Your task | Retype the opening lines of the data exactly, stopping after the line that contains "ymin, ymax = 23.70, 24.30". Skip every picture.

Entries with chart source code
<<<<

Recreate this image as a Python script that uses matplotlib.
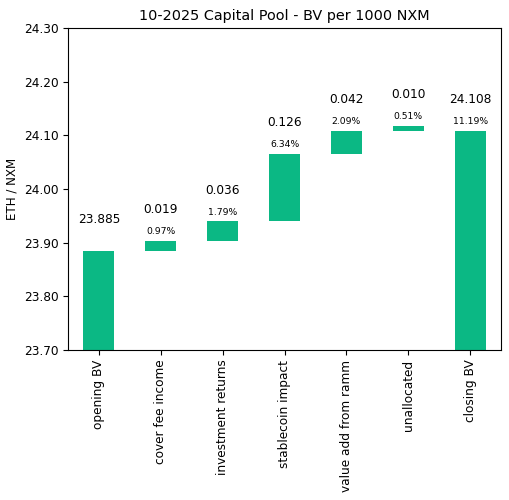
import matplotlib
matplotlib.use('Agg')
import matplotlib.pyplot as plt

categories = ['opening BV', 'cover fee income', 'investment returns', 'stablecoin impact',
              'value add from ramm', 'unallocated', 'closing BV']
opening = 23.885
changes = [0.019, 0.036, 0.126, 0.042, 0.010]
closing = 24.108
value_labels = ['23.885', '0.019', '0.036', '0.126', '0.042', '0.010', '24.108']
pct_labels = ['', '0.97%', '1.79%', '6.34%', '2.09%', '0.51%', '11.19%']
ymin, ymax = 23.70, 24.30

# waterfall bottoms / heights
bottoms = [ymin]
heights = [opening - ymin]
level = opening
for c in changes:
    bottoms.append(level)
    heights.append(c)
    level += c
bottoms.append(ymin)
heights.append(closing - ymin)

color = '#0bb884'
fig = plt.figure(figsize=(5.09, 5.0), dpi=100)
ax = fig.add_axes([0.1336, 0.30, 0.8507, 0.644])
x = list(range(len(categories)))
ax.bar(x, heights, bottom=bottoms, width=0.5, color=color)

for i in x:
    top = bottoms[i] + heights[i]
    ax.text(i, top + 0.058, value_labels[i], ha='center', va='center', fontsize=8.7)
    if pct_labels[i]:
        ax.text(i, top + 0.017, pct_labels[i], ha='center', va='center', fontsize=6.7)

ax.set_xlim(-0.5, 6.5)
ax.set_ylim(ymin, ymax)
ax.set_yticks([23.70 + 0.1 * k for k in range(7)])
ax.set_yticklabels(['%.2f' % (23.70 + 0.1 * k) for k in range(7)], fontsize=8.7)
ax.set_xticks(x)
ax.set_xticklabels(categories, rotation=90, fontsize=8.7)
ax.set_ylabel('ETH / NXM', fontsize=8.6)
ax.set_title('10-2025 Capital Pool - BV per 1000 NXM', fontsize=10.4)

fig.savefig('out.png', dpi=100)
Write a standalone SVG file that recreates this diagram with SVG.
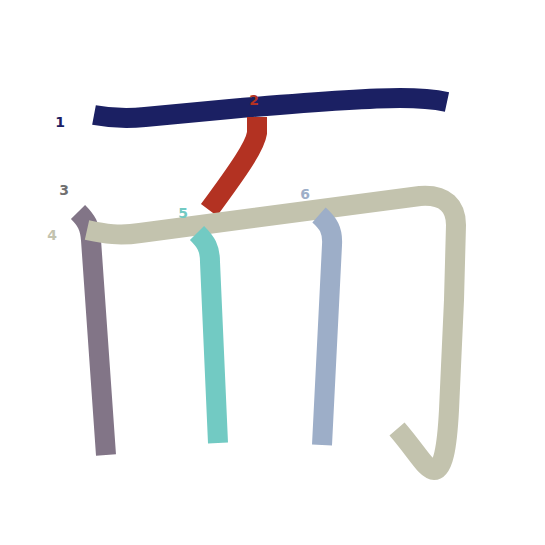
<svg xmlns="http://www.w3.org/2000/svg" width="545" height="545" viewBox="0 0 545 545">
<style>
.s{fill:none;stroke-width:20;stroke-linecap:butt;stroke-linejoin:round}
.n{font-family:"DejaVu Sans",sans-serif;font-weight:bold;font-size:14px;text-anchor:middle}
</style>
<rect width="545" height="545" fill="#fff"/>
<g id="strokes">
<g id="s1"><path class="s" stroke="#1b2063" d="M94,115 C110,118 125,119 145,117 L230,109 C300,103 360,98 400,98 C420,98 433,99 447,102"/></g>
<g id="s2"><path class="s" stroke="#b33222" d="M257,117 L257,133 C255,146 240,168 209,210"/></g>
<g id="s3"><path class="s" stroke="#827587" d="M78,212 C86,220 90,226 91,240 L106,455"/></g>
<g id="s4"><path class="s" stroke="#c3c3ae" d="M87,230 C105,234 120,236 140,233 L420,196 C446,194 456,207 456,225 L454,300 L449,410 C447,448 443,470 434,470 C426,470 417,452 397,429"/></g>
<g id="s5"><path class="s" stroke="#72cac3" d="M197,233 C206,242 210,248 210,262 L218,443"/></g>
<g id="s6"><path class="s" stroke="#9daec8" d="M319,215 C328,223 333,230 332,245 L322,445"/></g>
</g>
<g id="labels">
<text class="n" x="60" y="127" fill="#1b2063">1</text>
<text class="n" x="254" y="105" fill="#b33222">2</text>
<text class="n" x="64" y="195" fill="#707070">3</text>
<text class="n" x="52" y="240" fill="#c3c3ae">4</text>
<text class="n" x="183" y="218" fill="#72cac3">5</text>
<text class="n" x="305" y="199" fill="#9daec8">6</text>
</g>
</svg>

>>>>

Written response |
Recreate this image as a Python script that uses matplotlib.
import matplotlib
matplotlib.use('Agg')
import matplotlib.pyplot as plt

categories = ['opening BV', 'cover fee income', 'investment returns', 'stablecoin impact',
              'value add from ramm', 'unallocated', 'closing BV']
opening = 23.885
changes = [0.019, 0.036, 0.126, 0.042, 0.010]
closing = 24.108
value_labels = ['23.885', '0.019', '0.036', '0.126', '0.042', '0.010', '24.108']
pct_labels = ['', '0.97%', '1.79%', '6.34%', '2.09%', '0.51%', '11.19%']
ymin, ymax = 23.70, 24.30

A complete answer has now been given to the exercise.